Indeed, Wallin brought a letterpressed card to the contest that not only provided his drink’s recipe but also included the health benefits of all its ingredients on the back. His huge cheering section didn’t hurt either, including his mom, who beamed a proud, “That’s my boy!” upon victory.
“Keep mixing!” Wallin said to home bartenders. “Make mistakes — they still taste pretty good, and there are always friends to share them with — and refine your drink with your favorite ingredients until you get it right.” Wallin and all of our other contestants certainly did.
The Santa Barbara Independent’s Cocktail Competition
Farmers Market Cocktail
Makes 2 drinks.
two ¼” slices fresh ginger root,
cut into cubes
Three ¼” slices fresh Persian cucumber, cut in half
2 medium-sized fresh strawberries, cut in half
1 wedge fresh lime
6 oz. vodka
2 oz. fresh-squeezed grapefruit juice
4 oz. 100% pomegranate juice
2 tsps. scratch-made ginger simple syrup
Put ginger, cucumber, and strawberry into the bottom of a large cocktail shaker.

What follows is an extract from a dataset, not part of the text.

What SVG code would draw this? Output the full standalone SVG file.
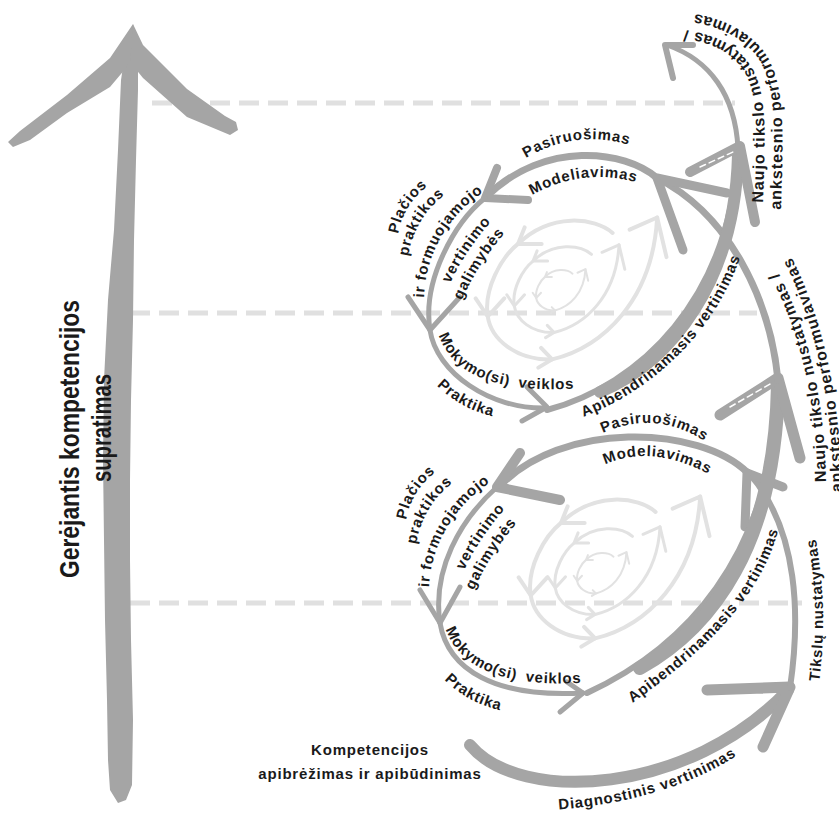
<svg xmlns="http://www.w3.org/2000/svg" width="839" height="814" viewBox="0 0 839 814">
<style>
.st{fill:none;stroke:#a5a5a5;stroke-linecap:round;stroke-linejoin:round}
.fd{fill:none;stroke:#e2e2e2;stroke-linecap:round;stroke-linejoin:round}
.dash{fill:none;stroke:#e0e0e0;stroke-width:5;stroke-dasharray:20 9}
.t{font-family:"Liberation Sans",Arial,sans-serif;font-weight:bold;font-size:15px;letter-spacing:0.8px;fill:#1a1a1a}
.nt{font-size:16px;letter-spacing:1px}
.big{font-family:"Liberation Sans Narrow","Liberation Sans",Arial,sans-serif;font-weight:bold;font-size:27px;fill:#1a1a1a}
.hl{fill:none;stroke:#fff;stroke-width:1.5;stroke-dasharray:6 4;stroke-linecap:round}
</style>
<defs>
<g id="fc">
<path vector-effect="non-scaling-stroke" d="M72,-102 C40,-130 -40,-140 -100,-82 C-130,-58 -163,0 -155,50 C-149,90 -105,130 -38,128 C55,105 145,20 153,-130"/>
<path vector-effect="non-scaling-stroke" d="M-88,-112 L-100,-82 L-57,-82 M-177,17 L-155,50 L-125,17 M-58,107 L-38,128 L-63,143 M103,-108 L153,-130 L170,-58"/>
</g>
<path id="u1" d="M518,163 Q575,125 638,148"/>
<path id="u2" d="M527,198 Q582,165 642,184"/>
<path id="u3" d="M397,244 Q399,204 436,180"/>
<path id="u4" d="M407,265 Q412,215 452,190"/>
<path id="u5" d="M424,305 C423,260 445,215 490,188"/>
<path id="u6" d="M445,295 Q462,252 500,212"/>
<path id="u7" d="M458,310 Q475,265 512,225"/>
<path id="u8" d="M436,325 C446,372 490,395 585,388"/>
<path id="u9" d="M432,380 Q458,410 500,418"/>
<path id="u10" d="M572,421 C650,395 720,330 744,245"/>
<path id="l1" d="M595,437 Q655,405 712,446"/>
<path id="l2" d="M598,468 Q650,440 716,478"/>
<path id="l3" d="M405,530 Q407,490 444,466"/>
<path id="l4" d="M415,553 Q420,503 460,478"/>
<path id="l5" d="M429,595 C428,550 452,505 497,478"/>
<path id="l6" d="M459,582 Q476,539 514,499"/>
<path id="l7" d="M470,600 Q487,555 524,515"/>
<path id="l8" d="M443,619 C452,665 500,690 592,682"/>
<path id="l9" d="M439,674 Q465,704 508,712"/>
<path id="l10" d="M620,712 C700,655 765,600 782,515"/>
<path id="n1" d="M763,203 C765,140 768,95 752,68 C738,45 712,30 662,28"/>
<path id="n2" d="M781,210 C783,140 786,90 768,58 C752,30 715,12 660,10"/>
<path id="m1" d="M826,482 C825,400 808,320 768,255"/>
<path id="m2" d="M842,492 C841,410 826,318 786,247"/>
<path id="tk" d="M818,690 Q830,610 814,530"/>
<path id="dg" d="M553,810 C600,807 680,795 742,752"/>
</defs>

<g id="guides">
<line class="dash" x1="152" y1="103" x2="735" y2="103"/>
<line class="dash" x1="130" y1="313" x2="757" y2="313"/>
<line class="dash" x1="130" y1="603" x2="802" y2="603"/>
</g>

<g id="faded-spirals" class="fd">
<use href="#fc" transform="translate(573,289) scale(0.55)" stroke-width="4"/>
<use href="#fc" transform="translate(567,289) scale(0.34)" stroke-width="3"/>
<use href="#fc" transform="translate(561,290) scale(0.16)" stroke-width="2"/>
<use href="#fc" transform="translate(616,568) scale(0.55)" stroke-width="4"/>
<use href="#fc" transform="translate(608,571) scale(0.34)" stroke-width="3"/>
<use href="#fc" transform="translate(602,573) scale(0.16)" stroke-width="2"/>
</g>

<g id="axis-arrow" fill="#a5a5a5">
<polygon points="127,40 121,80 118,150 114,230 108,300 104,380 103,460 104,540 105,620 107,700 108,760 110,790 118,803 126,800 132,785 133,720 131,640 130,560 130,480 131,400 133,320 134,240 136,160 138,90 138,40"/>
<polygon points="133,24 110,58 67,95 20,131 8,142 13,147 30,140 67,113 110,87 126,68 136,40"/>
<polygon points="133,24 143,45 187,89 225,116 236,122 238,130 230,135 187,117 143,78 130,62"/>
</g>

<g id="connectors" class="st">
<path d="M470,745 C520,805 690,795 788,690" stroke-width="12"/>
<path d="M707,690 L790,687 L763,747" stroke-width="11"/>
<path d="M790,688 C800,620 800,530 748,472" stroke-width="6"/>
<path d="M745,527 L747,473 L783,487" stroke-width="9"/>
<path d="M748,473 C700,425 560,420 498,488" stroke-width="7"/>
<path d="M520,453 L497,487 L560,500" stroke-width="10"/>
<path d="M497,487 C460,520 432,570 440,623" stroke-width="5"/>
<path d="M420,590 L440,623 L460,587" stroke-width="5"/>
<path d="M440,623 C448,670 495,698 583,693" stroke-width="5"/>
<path d="M567,682 L583,693 L560,712" stroke-width="5"/>
<path d="M587,693 C680,650 775,560 778,380" stroke-width="6"/>
<path d="M640,668 C712,628 775,545 778,385" stroke-width="14"/>
<path d="M720,415 L778,378 L800,458" stroke-width="11"/>
<path d="M778,380 C770,300 730,215 657,178" stroke-width="7"/>
<path d="M683,250 L657,178 L727,193" stroke-width="9"/>
<path d="M657,178 C625,150 545,140 487,196" stroke-width="7"/>
<path d="M497,168 L485,198 L528,200" stroke-width="8"/>
<path d="M485,198 C455,222 422,280 430,330" stroke-width="5"/>
<path d="M408,297 L430,330 L460,297" stroke-width="5"/>
<path d="M430,330 C436,372 490,410 547,408" stroke-width="5"/>
<path d="M527,387 L547,407 L522,421" stroke-width="5"/>
<path d="M547,410 C640,385 730,300 738,150" stroke-width="6"/>
<path d="M600,392 C672,362 735,280 738,155" stroke-width="12"/>
<path d="M690,172 L740,146 L755,222" stroke-width="10"/>
<path d="M738,148 C735,95 710,60 667,45" stroke-width="5"/>
<path d="M693,45 L665,45 L673,78" stroke-width="6"/>
</g>
<g id="highlights">
<path class="hl" d="M700,167 L733,152"/>
<path class="hl" d="M730,407 L770,384"/>
</g>

<g id="labels">
<text class="big" transform="translate(79,439) rotate(-90)" text-anchor="middle" textLength="278" lengthAdjust="spacingAndGlyphs">Gerėjantis kompetencijos</text>
<text class="big" transform="translate(111,428) rotate(-90)" text-anchor="middle" textLength="108" lengthAdjust="spacingAndGlyphs">supratimas</text>

<text class="t"><textPath href="#u1" startOffset="50%" text-anchor="middle">Pasiruošimas</textPath></text>
<text class="t"><textPath href="#u2" startOffset="50%" text-anchor="middle">Modeliavimas</textPath></text>
<text class="t"><textPath href="#u3" startOffset="50%" text-anchor="middle">Plačios</textPath></text>
<text class="t"><textPath href="#u4" startOffset="50%" text-anchor="middle">praktikos</textPath></text>
<text class="t"><textPath href="#u5" startOffset="50%" text-anchor="middle">ir formuojamojo</textPath></text>
<text class="t"><textPath href="#u6" startOffset="50%" text-anchor="middle">vertinimo</textPath></text>
<text class="t"><textPath href="#u7" startOffset="50%" text-anchor="middle">galimybės</textPath></text>
<text class="t" word-spacing="4"><textPath href="#u8" startOffset="50%" text-anchor="middle">Mokymo(si) veiklos</textPath></text>
<text class="t"><textPath href="#u9" startOffset="50%" text-anchor="middle">Praktika</textPath></text>
<text class="t"><textPath href="#u10" startOffset="50%" text-anchor="middle">Apibendrinamasis vertinimas</textPath></text>

<text class="t"><textPath href="#l1" startOffset="50%" text-anchor="middle">Pasiruošimas</textPath></text>
<text class="t"><textPath href="#l2" startOffset="50%" text-anchor="middle">Modeliavimas</textPath></text>
<text class="t"><textPath href="#l3" startOffset="50%" text-anchor="middle">Plačios</textPath></text>
<text class="t"><textPath href="#l4" startOffset="50%" text-anchor="middle">praktikos</textPath></text>
<text class="t"><textPath href="#l5" startOffset="50%" text-anchor="middle">ir formuojamojo</textPath></text>
<text class="t"><textPath href="#l6" startOffset="50%" text-anchor="middle">vertinimo</textPath></text>
<text class="t"><textPath href="#l7" startOffset="50%" text-anchor="middle">galimybės</textPath></text>
<text class="t" word-spacing="4"><textPath href="#l8" startOffset="50%" text-anchor="middle">Mokymo(si) veiklos</textPath></text>
<text class="t"><textPath href="#l9" startOffset="50%" text-anchor="middle">Praktika</textPath></text>
<text class="t"><textPath href="#l10" startOffset="50%" text-anchor="middle">Apibendrinamasis vertinimas</textPath></text>

<text class="t nt"><textPath href="#n1">Naujo tikslo nustatymas /</textPath></text>
<text class="t nt"><textPath href="#n2">ankstesnio performulavimas</textPath></text>
<text class="t nt"><textPath href="#m1">Naujo tikslo nustatymas /</textPath></text>
<text class="t nt"><textPath href="#m2">ankstesnio performulavimas</textPath></text>
<text class="t"><textPath href="#tk" startOffset="50%" text-anchor="middle">Tikslų nustatymas</textPath></text>
<text class="t"><textPath href="#dg" startOffset="50%" text-anchor="middle">Diagnostinis vertinimas</textPath></text>

<text class="t" x="370" y="755" text-anchor="middle" letter-spacing="1">Kompetencijos</text>
<text class="t" x="370" y="779" text-anchor="middle" letter-spacing="1">apibrėžimas ir apibūdinimas</text>
</g>
</svg>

Squeeze in the lime juice. Muddle together for 1 minute. Add 1 oz. vodka. Muddle another 30 seconds. Fill shaker ⅔ full with ice. Add remaining vodka, grapefruit juice, pomegranate juice, and ginger simple syrup to shaker. Add lid to shaker and shake vigorously for 1 minute. Pour mixture through a fine-screened strainer into well-chilled martini glasses.
Drop a very thin slice of fresh cucumber into the top of the drink.